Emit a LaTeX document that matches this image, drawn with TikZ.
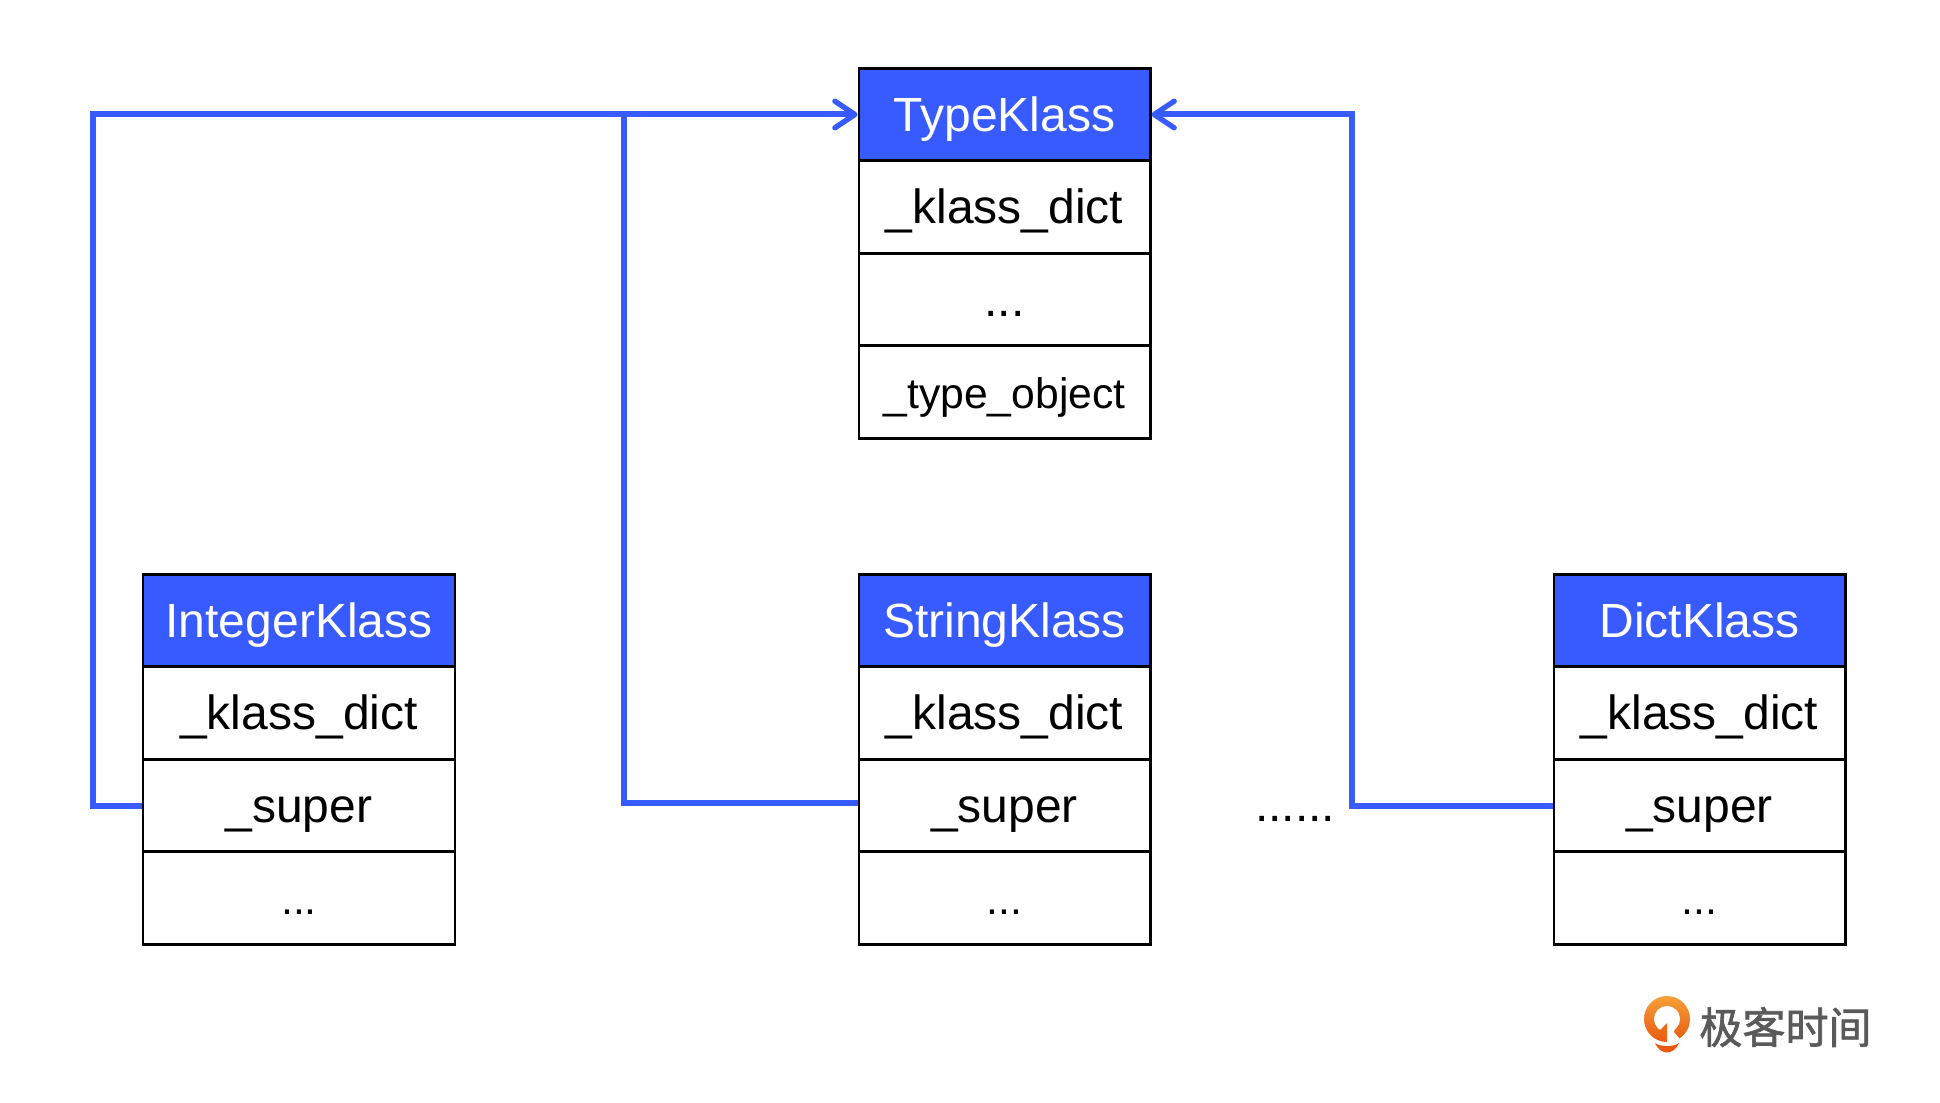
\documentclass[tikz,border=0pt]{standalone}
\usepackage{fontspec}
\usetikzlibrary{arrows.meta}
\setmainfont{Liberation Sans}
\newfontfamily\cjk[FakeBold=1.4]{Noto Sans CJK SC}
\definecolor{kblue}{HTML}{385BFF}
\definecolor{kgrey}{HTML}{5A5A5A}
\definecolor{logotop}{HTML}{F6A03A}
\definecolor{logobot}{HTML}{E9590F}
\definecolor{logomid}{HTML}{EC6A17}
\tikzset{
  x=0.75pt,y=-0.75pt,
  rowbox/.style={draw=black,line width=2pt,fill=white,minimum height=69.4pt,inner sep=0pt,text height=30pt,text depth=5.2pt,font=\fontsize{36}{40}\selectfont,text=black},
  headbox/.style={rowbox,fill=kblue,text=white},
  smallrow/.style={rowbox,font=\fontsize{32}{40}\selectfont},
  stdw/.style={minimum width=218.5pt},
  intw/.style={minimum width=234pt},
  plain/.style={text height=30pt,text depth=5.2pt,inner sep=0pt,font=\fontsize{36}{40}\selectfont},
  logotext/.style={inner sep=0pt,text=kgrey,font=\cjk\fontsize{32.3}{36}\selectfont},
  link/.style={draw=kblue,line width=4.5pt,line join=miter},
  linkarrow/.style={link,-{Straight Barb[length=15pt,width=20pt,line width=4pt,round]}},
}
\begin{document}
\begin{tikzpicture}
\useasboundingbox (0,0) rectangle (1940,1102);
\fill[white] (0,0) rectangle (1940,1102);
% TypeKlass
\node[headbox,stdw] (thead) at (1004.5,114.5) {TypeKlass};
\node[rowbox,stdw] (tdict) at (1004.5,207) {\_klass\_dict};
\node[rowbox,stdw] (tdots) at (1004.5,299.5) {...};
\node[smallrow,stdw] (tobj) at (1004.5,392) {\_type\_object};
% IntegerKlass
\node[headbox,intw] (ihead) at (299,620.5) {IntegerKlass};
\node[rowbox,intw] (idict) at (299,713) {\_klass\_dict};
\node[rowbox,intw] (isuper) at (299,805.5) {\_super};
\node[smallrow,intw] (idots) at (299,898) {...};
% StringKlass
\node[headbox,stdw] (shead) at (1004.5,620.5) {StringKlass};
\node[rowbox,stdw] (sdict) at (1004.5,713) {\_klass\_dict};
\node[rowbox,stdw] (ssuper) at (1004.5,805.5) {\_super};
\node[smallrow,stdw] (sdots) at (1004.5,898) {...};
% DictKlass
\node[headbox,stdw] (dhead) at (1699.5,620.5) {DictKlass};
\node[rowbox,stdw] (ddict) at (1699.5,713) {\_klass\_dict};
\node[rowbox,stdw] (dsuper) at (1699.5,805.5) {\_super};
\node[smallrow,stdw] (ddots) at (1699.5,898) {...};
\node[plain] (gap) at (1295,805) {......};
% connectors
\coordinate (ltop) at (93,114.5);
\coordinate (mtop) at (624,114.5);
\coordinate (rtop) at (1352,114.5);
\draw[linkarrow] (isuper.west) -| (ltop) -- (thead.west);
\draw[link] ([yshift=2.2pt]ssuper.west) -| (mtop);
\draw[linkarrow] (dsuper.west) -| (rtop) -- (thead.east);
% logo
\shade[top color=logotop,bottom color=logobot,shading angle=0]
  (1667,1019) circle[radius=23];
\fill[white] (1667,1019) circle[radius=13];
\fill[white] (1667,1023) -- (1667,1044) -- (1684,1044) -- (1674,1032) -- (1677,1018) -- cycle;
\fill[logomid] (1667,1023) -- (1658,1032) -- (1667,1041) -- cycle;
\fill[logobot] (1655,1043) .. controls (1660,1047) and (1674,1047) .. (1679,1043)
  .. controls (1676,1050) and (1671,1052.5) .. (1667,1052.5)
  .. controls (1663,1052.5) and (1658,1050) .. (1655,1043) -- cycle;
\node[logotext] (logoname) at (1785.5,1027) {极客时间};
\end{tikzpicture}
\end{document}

---------------

Transcribe the whole listing, character for character, but not its images.

FINISHED ANSWER:
Emit a LaTeX document that matches this image, drawn with TikZ.
\documentclass[tikz,border=0pt]{standalone}
\usepackage{fontspec}
\usetikzlibrary{arrows.meta}
\setmainfont{Liberation Sans}
\newfontfamily\cjk[FakeBold=1.4]{Noto Sans CJK SC}
\definecolor{kblue}{HTML}{385BFF}
\definecolor{kgrey}{HTML}{5A5A5A}
\definecolor{logotop}{HTML}{F6A03A}
\definecolor{logobot}{HTML}{E9590F}
\definecolor{logomid}{HTML}{EC6A17}
\tikzset{
  x=0.75pt,y=-0.75pt,
  rowbox/.style={draw=black,line width=2pt,fill=white,minimum height=69.4pt,inner sep=0pt,text height=30pt,text depth=5.2pt,font=\fontsize{36}{40}\selectfont,text=black},
  headbox/.style={rowbox,fill=kblue,text=white},
  smallrow/.style={rowbox,font=\fontsize{32}{40}\selectfont},
  stdw/.style={minimum width=218.5pt},
  intw/.style={minimum width=234pt},
  plain/.style={text height=30pt,text depth=5.2pt,inner sep=0pt,font=\fontsize{36}{40}\selectfont},
  logotext/.style={inner sep=0pt,text=kgrey,font=\cjk\fontsize{32.3}{36}\selectfont},
  link/.style={draw=kblue,line width=4.5pt,line join=miter},
  linkarrow/.style={link,-{Straight Barb[length=15pt,width=20pt,line width=4pt,round]}},
}
\begin{document}
\begin{tikzpicture}
\useasboundingbox (0,0) rectangle (1940,1102);
\fill[white] (0,0) rectangle (1940,1102);
% TypeKlass
\node[headbox,stdw] (thead) at (1004.5,114.5) {TypeKlass};
\node[rowbox,stdw] (tdict) at (1004.5,207) {\_klass\_dict};
\node[rowbox,stdw] (tdots) at (1004.5,299.5) {...};
\node[smallrow,stdw] (tobj) at (1004.5,392) {\_type\_object};
% IntegerKlass
\node[headbox,intw] (ihead) at (299,620.5) {IntegerKlass};
\node[rowbox,intw] (idict) at (299,713) {\_klass\_dict};
\node[rowbox,intw] (isuper) at (299,805.5) {\_super};
\node[smallrow,intw] (idots) at (299,898) {...};
% StringKlass
\node[headbox,stdw] (shead) at (1004.5,620.5) {StringKlass};
\node[rowbox,stdw] (sdict) at (1004.5,713) {\_klass\_dict};
\node[rowbox,stdw] (ssuper) at (1004.5,805.5) {\_super};
\node[smallrow,stdw] (sdots) at (1004.5,898) {...};
% DictKlass
\node[headbox,stdw] (dhead) at (1699.5,620.5) {DictKlass};
\node[rowbox,stdw] (ddict) at (1699.5,713) {\_klass\_dict};
\node[rowbox,stdw] (dsuper) at (1699.5,805.5) {\_super};
\node[smallrow,stdw] (ddots) at (1699.5,898) {...};
\node[plain] (gap) at (1295,805) {......};
% connectors
\coordinate (ltop) at (93,114.5);
\coordinate (mtop) at (624,114.5);
\coordinate (rtop) at (1352,114.5);
\draw[linkarrow] (isuper.west) -| (ltop) -- (thead.west);
\draw[link] ([yshift=2.2pt]ssuper.west) -| (mtop);
\draw[linkarrow] (dsuper.west) -| (rtop) -- (thead.east);
% logo
\shade[top color=logotop,bottom color=logobot,shading angle=0]
  (1667,1019) circle[radius=23];
\fill[white] (1667,1019) circle[radius=13];
\fill[white] (1667,1023) -- (1667,1044) -- (1684,1044) -- (1674,1032) -- (1677,1018) -- cycle;
\fill[logomid] (1667,1023) -- (1658,1032) -- (1667,1041) -- cycle;
\fill[logobot] (1655,1043) .. controls (1660,1047) and (1674,1047) .. (1679,1043)
  .. controls (1676,1050) and (1671,1052.5) .. (1667,1052.5)
  .. controls (1663,1052.5) and (1658,1050) .. (1655,1043) -- cycle;
\node[logotext] (logoname) at (1785.5,1027) {极客时间};
\end{tikzpicture}
\end{document}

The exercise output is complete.